U.S. men, Scotland perform to form, 0-0 46,037 are witnesses for defense in final tuneup

May 31, 1998|By Lowell E. Sunderland | Lowell E. Sunderland,SUN STAFF

WASHINGTON -- The book on Scotland was great defense, no offense. The book on the U.S. national team was solid defense, look-good but no-finish offense.

The wish by both World Cup-bound teams: get past one another yesterday at RFK Stadium -- the last friendly stop before France -- injury-free.

Result: Scotland 0, United States 0. Mission accomplished. Even so, it was an often entertaining match in front of 46,037 on an 88-degree day that created no new pages in the "book" on either team for their first-round opponents in two weeks.

If nothing else was decided, at least this was: U.S. coach Steve Sampson said afterward that the 22 players on his squad now are the 22 he'll take to France. He had been toying with the idea of bringing in one or two alternates because of injuries.

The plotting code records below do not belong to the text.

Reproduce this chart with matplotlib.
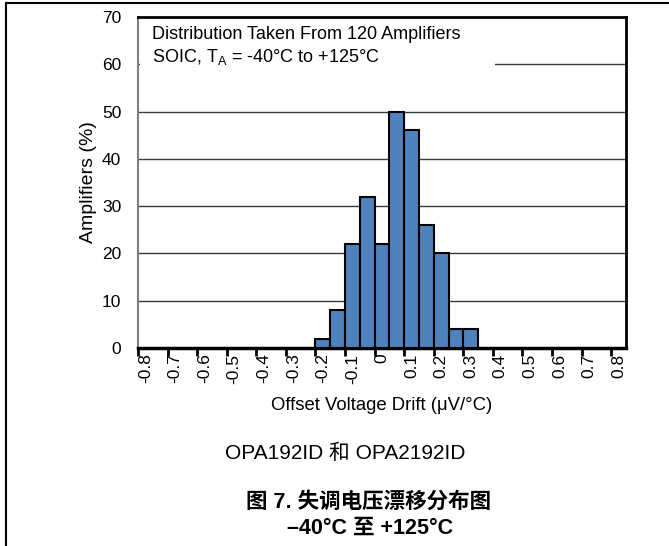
import matplotlib
matplotlib.use("Agg")
import matplotlib.pyplot as plt
from matplotlib.lines import Line2D
from matplotlib.patches import Rectangle

plt.rcParams['font.family'] = ['Liberation Sans', 'Noto Sans CJK SC', 'DejaVu Sans']
plt.rcParams['mathtext.fontset'] = 'custom'
plt.rcParams['mathtext.rm'] = 'Liberation Sans'
plt.rcParams['mathtext.it'] = 'Liberation Sans:italic'

# histogram data (bin centres in uV/C, percentage of amplifiers)
drift_bins = [-0.2, -0.15, -0.1, -0.05, 0.0, 0.05, 0.1, 0.15, 0.2, 0.25, 0.3]
amplifiers_pct = [2, 8, 22, 32, 22, 50, 46, 26, 20, 4, 4]
tick_labels = ['-0.8', '-0.7', '-0.6', '-0.5', '-0.4', '-0.3', '-0.2', '-0.1', '0',
               '0.1', '0.2', '0.3', '0.4', '0.5', '0.6', '0.7', '0.8']
y_ticks = [0, 10, 20, 30, 40, 50, 60, 70]

W, H = 669, 546
fig = plt.figure(figsize=(W / 100, H / 100), dpi=100)
ax = fig.add_axes([138 / W, (H - 348) / H, 488 / W, 331 / H])

bin_w = 0.05
ax.bar(drift_bins, amplifiers_pct, width=bin_w, color='#4F81BD',
       edgecolor='black', linewidth=1.5, zorder=3)

ax.set_xlim(-0.8 - bin_w / 2, 0.8 + bin_w / 2)
ax.set_ylim(0, 70)

# y axis
ax.set_yticks(y_ticks)
ax.tick_params(axis='y', length=0, pad=12, labelsize=12.5)
for v in y_ticks[1:-1]:
    ax.axhline(v, color='#3a3a3a', lw=1.0, zorder=0.5)

# x axis: tick marks at bin boundaries, labels at bin centres
label_pos = [-0.8 + 0.1 * i for i in range(len(tick_labels))]
ax.set_xticks([p - bin_w / 2 for p in label_pos])
ax.set_xticklabels([])
ax.tick_params(axis='x', which='major', direction='out', length=6, width=2, color='black')
ax.set_xticks(label_pos, minor=True)
ax.set_xticklabels(tick_labels, minor=True, rotation=90, va='top', ha='center', fontsize=12.5)
ax.tick_params(axis='x', which='minor', length=0, pad=4)

ax.spines['left'].set_color('#808080')
ax.spines['left'].set_linewidth(1.5)
for s in ['top', 'right']:
    ax.spines[s].set_linewidth(2)
ax.spines['bottom'].set_linewidth(2.5)

ax.set_ylabel('Amplifiers (%)', fontsize=14)
ax.yaxis.set_label_coords((97 - 138) / 488, 0.5)
ax.set_xlabel('Offset Voltage Drift (μV/°C)', fontsize=13.3)
ax.xaxis.set_label_coords(0.5, -(397 - 348) / 331)

# annotation box covering the gridline
ax.add_patch(Rectangle((0.004, 0.825), 0.728, 0.17, transform=ax.transAxes,
                       facecolor='white', edgecolor='none', zorder=1))
ax.text(0.029, 0.946, 'Distribution Taken From 120 Amplifiers', transform=ax.transAxes,
        fontsize=13, va='center', ha='left', zorder=4)
ax.text(0.029, 0.879, r'SOIC, T$_\mathrm{A}$ = -40°C to +125°C', transform=ax.transAxes,
        fontsize=13, va='center', ha='left', zorder=4)

# page border
fig.add_artist(Line2D([6 / W, 1], [1 - 3 / H, 1 - 3 / H], color='black', lw=1.5))
fig.add_artist(Line2D([6 / W, 6 / W], [0, 1 - 3 / H], color='black', lw=1.5))

# captions
fig.text(345 / W, 1 - 453 / H, 'OPA192ID 和 OPA2192ID', fontsize=15, ha='center', va='center')
fig.text(369 / W, 1 - 502 / H, '图 7. 失调电压漂移分布图', fontsize=15.5,
         fontweight='bold', ha='center', va='center')
fig.text(370 / W, 1 - 528 / H, '–40°C 至 +125°C', fontsize=15.5,
         fontweight='bold', ha='center', va='center')

fig.savefig('out.png', dpi=100)
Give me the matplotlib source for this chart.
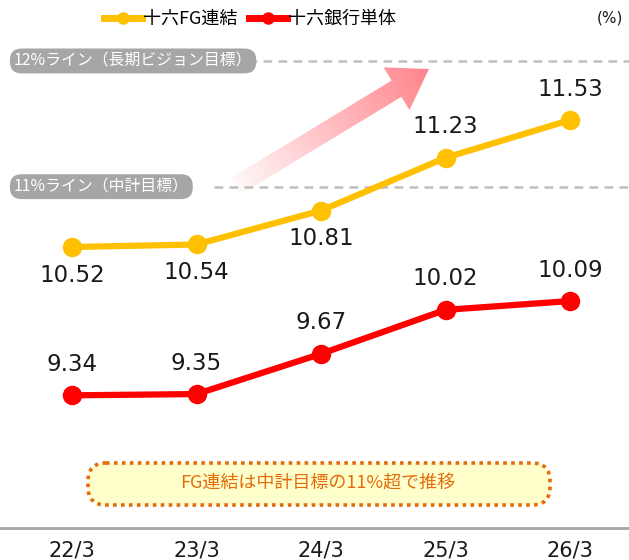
import numpy as np
import matplotlib
matplotlib.use("Agg")
import matplotlib.pyplot as plt
from matplotlib.lines import Line2D
from matplotlib.patches import Polygon, FancyBboxPatch

plt.rcParams['font.family'] = ['DejaVu Sans', 'Noto Sans CJK JP']

categories = ["22/3", "23/3", "24/3", "25/3", "26/3"]
fg_values = [10.52, 10.54, 10.81, 11.23, 11.53]
bank_values = [9.34, 9.35, 9.67, 10.02, 10.09]
fg_label_pos = ["below", "below", "below", "above", "above"]
series_names = ["十六FG連結", "十六銀行単体"]
ref_values = [12, 11]
ref_labels = ["12%ライン（長期ビジョン目標）", "11%ライン（中計目標）"]
callout_text = "FG連結は中計目標の11%超で推移"
unit_text = "(%)"

YELLOW = "#FFC000"
RED = "#FF0000"
ORANGE = "#E46C0A"
TXT = "#1a1a1a"
JP = ['Noto Sans CJK JP', 'DejaVu Sans']

fig = plt.figure(figsize=(6.29, 5.6), dpi=100)

# background overlay in pixel coords (for decorations)
ov = fig.add_axes([0, 0, 1, 1], zorder=0)
ov.set_xlim(0, 629)
ov.set_ylim(560, 0)
ov.axis("off")

ax = fig.add_axes([0, (560 - 528) / 560, 1, (528 - 30) / 560], zorder=1)
ax.patch.set_alpha(0)
x = np.arange(len(categories))
ax.set_xlim(-72 / 124.5, 4 + (629 - 570) / 124.5)
y_bottom = 10.52 - (528 - 247) / 125.7
y_top = 10.52 + (247 - 30) / 125.7
ax.set_ylim(y_bottom, y_top)

# reference lines
box_ends = [0.37, 0.34]
for val, lab, xe in zip(ref_values, ref_labels, box_ends):
    ax.axhline(val, xmin=xe, xmax=1, color="#BFBFBF", lw=1.8, ls=(0, (3.5, 2.5)), zorder=1)
    ax.text(0.022, val, lab, transform=ax.get_yaxis_transform(), ha="left", va="center",
            fontsize=11.4, color="white", zorder=3, family=JP,
            bbox=dict(boxstyle="round,pad=0.25,rounding_size=0.75", fc="#A6A6A6", ec="none"))

# series
ax.plot(x, fg_values, color=YELLOW, lw=4.5, marker="o", ms=13, zorder=4, solid_capstyle="round")
ax.plot(x, bank_values, color=RED, lw=4.5, marker="o", ms=13, zorder=4, solid_capstyle="round")

for xi, v, pos in zip(x, fg_values, fg_label_pos):
    if pos == "above":
        ax.annotate(f"{v:.2f}", (xi, v), xytext=(0, 14), textcoords="offset points",
                    ha="center", va="bottom", fontsize=16.5, color=TXT, zorder=5)
    else:
        ax.annotate(f"{v:.2f}", (xi, v), xytext=(0, -12), textcoords="offset points",
                    ha="center", va="top", fontsize=16.5, color=TXT, zorder=5)
for xi, v in zip(x, bank_values):
    ax.annotate(f"{v:.2f}", (xi, v), xytext=(0, 14), textcoords="offset points",
                ha="center", va="bottom", fontsize=16.5, color=TXT, zorder=5)

for s in ["top", "left", "right"]:
    ax.spines[s].set_visible(False)
ax.spines["bottom"].set_color("#A6A6A6")
ax.spines["bottom"].set_linewidth(2)
ax.set_yticks([])
ax.set_xticks(x)
ax.set_xticklabels(categories, fontsize=15, color=TXT)
ax.tick_params(axis="x", length=0, pad=9)

# gradient arrow (decorative)
tail = np.array([236.0, 186.0])
tip = np.array([429.0, 69.0])
d = tip - tail
L = np.hypot(*d)
u = d / L
n = np.array([u[1], -u[0]])  # normal
hw_shaft = 9.5
hw_head = 25.0
head_len = 38.0
base = tip - u * head_len
pts = [tail + n * hw_shaft, base + n * hw_shaft, base + n * hw_head, tip,
       base - n * hw_head, base - n * hw_shaft, tail - n * hw_shaft]
poly = Polygon(pts, closed=True, fc="none", ec="none")
ov.add_patch(poly)
xs = np.linspace(200, 460, 300)
ys = np.linspace(20, 220, 200)
XX, YY = np.meshgrid(xs, ys)
t = ((XX - tail[0]) * u[0] + (YY - tail[1]) * u[1]) / L
t = np.clip(t, 0, 1)
c0 = np.array([1.0, 0.97, 0.97])
c1 = np.array([1.0, 0.52, 0.55])
img = c0[None, None, :] * (1 - t[..., None]) + c1[None, None, :] * t[..., None]
im = ov.imshow(img, extent=(200, 460, 220, 20), origin="upper", zorder=1, aspect="auto")
im.set_clip_path(poly)
ov.set_xlim(0, 629)
ov.set_ylim(560, 0)

# callout box
cb = FancyBboxPatch((90, 465), 458, 38, boxstyle="round,pad=2,rounding_size=18",
                    fc="#FFFFCC", ec=ORANGE, lw=2.6, ls=(0, (1, 1.2)), zorder=2)
ov.add_patch(cb)
ov.text(318, 484, callout_text, ha="center", va="center", fontsize=13, color=ORANGE, zorder=3,
        family=JP)

# legend
handles = [Line2D([], [], color=YELLOW, lw=5, marker="o", ms=8),
           Line2D([], [], color=RED, lw=5, marker="o", ms=8)]
fig.legend(handles, series_names, loc="center", bbox_to_anchor=(250 / 629, 1 - 19 / 560),
           ncol=2, frameon=False, handlelength=2.1, handletextpad=0.1,
           columnspacing=0.6, prop={'family': JP, 'size': 13})
fig.text(610 / 629, 1 - 18 / 560, unit_text, ha="center", va="center", fontsize=11, color=TXT)

fig.savefig("out.png", dpi=100)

The game also won the Americans a strong compliment from Scottish coach Craig Brown, who praised the U.S. team's midfield-clogging, 3-6-1 system, and added:

"The U.S. is going to be extremely difficult to beat, as we found out. Clearly, they're one of the top sides in the world now. I keep telling people that 162 countries tried to qualify and the U.S. was one of 31 others that succeeded.

"In my lifetime," he said, "the U.S. will win the World Cup."

This was a game of waves, the Americans dominating the first half offensively, the Scots, with 20 minutes left, becoming more assertive on offense, although not in a very intimidating way.

Each team messed up a perfect chance to win. The Americans had a seemingly sure goal from 6 yards by forward Roy Wegerle crack, instead, off the crossbar about 15 minutes in.

Scotland's near-win was frustrated by the individual play of the day -- a confident, assertive, sliding block by U.S. goalkeeper Kasey Keller that defeated a breakaway, hard and low shot from the Scots' top offensive threat, Kevin Gallacher.

Gallacher had moved 30 yards alone with the ball in the 59th minute. The situation presented itself after a rare miscue by U.S. defender Eddie Pope just inside the attacking zone. Pope said he was trying to chip the ball over Gallacher.

"It's a game of mistakes," Pope said afterward, shaking his head.

Eric Wynalda, first choice as U.S. goal-getter but still off his game while coming back from knee surgery, also nearly won it for the Americans with about 17 minutes left.

Fed by Cobi Jones, he penetrated to the right end line inside the box, cut goalward and shot high for the far post from a nearly impossible angle. The ball whizzed past the corner by inches.

In the end, the statistics reflected play: shots, 9-8, U.S.; saves, 3-2, U.S.; corner kicks, 4-3, Scotland; fouls, 14-13, U.S.

In the first half, play in the heat slowed as the game progressed, with the Scots obviously happy to control the ball in their territory, looking only for the safest routes into attacking position. Their first serious shot didn't come until the 29th minute, that a long header over the crossbar.

The U.S. team, on the other hand, got a decent offensive workout, outshooting the Scots 6-2 and creating the half's best chances; Wegerle's shot was the best one.

A few minutes later, U.S. midfielder Joe-Max Moore had a golden chance, too, timing a run into the box perfectly to capture a beautiful low cross that Jones scorched from the left touchline to the far post. But Scottish goalkeeper Jim Leighton tipped Moore's hard shot over the bar.

A positive for the Americans, without a doubt, was the team's fourth consecutive shutout, tying an all-time team record. On the downside, though, they again created numerous scoring chances but couldn't finish.

Adjustments to avoid, or because of, injuries continue to hurt the squad's offense, and while Sampson said afterward that he still is not worried about scoring, he also noted that in the team's last three warm-ups for France, he still has been unable to field his entire likely starting team.

U.S. Cup schedule

The United States' first-round schedule at the World Cup in France (times EDT):

Date .. Opponent .. .. .. Site .. .. .. .. Time

6/15 .. Germany .. .. ... Paris . .. .. .. 3 p.m.

6/21 .. Iran .. .. .. ... Lyon .. .. .. .. 3 p.m.

6/25 .. Yugoslavia .. ... Nantes .. .. ... 3 p.m.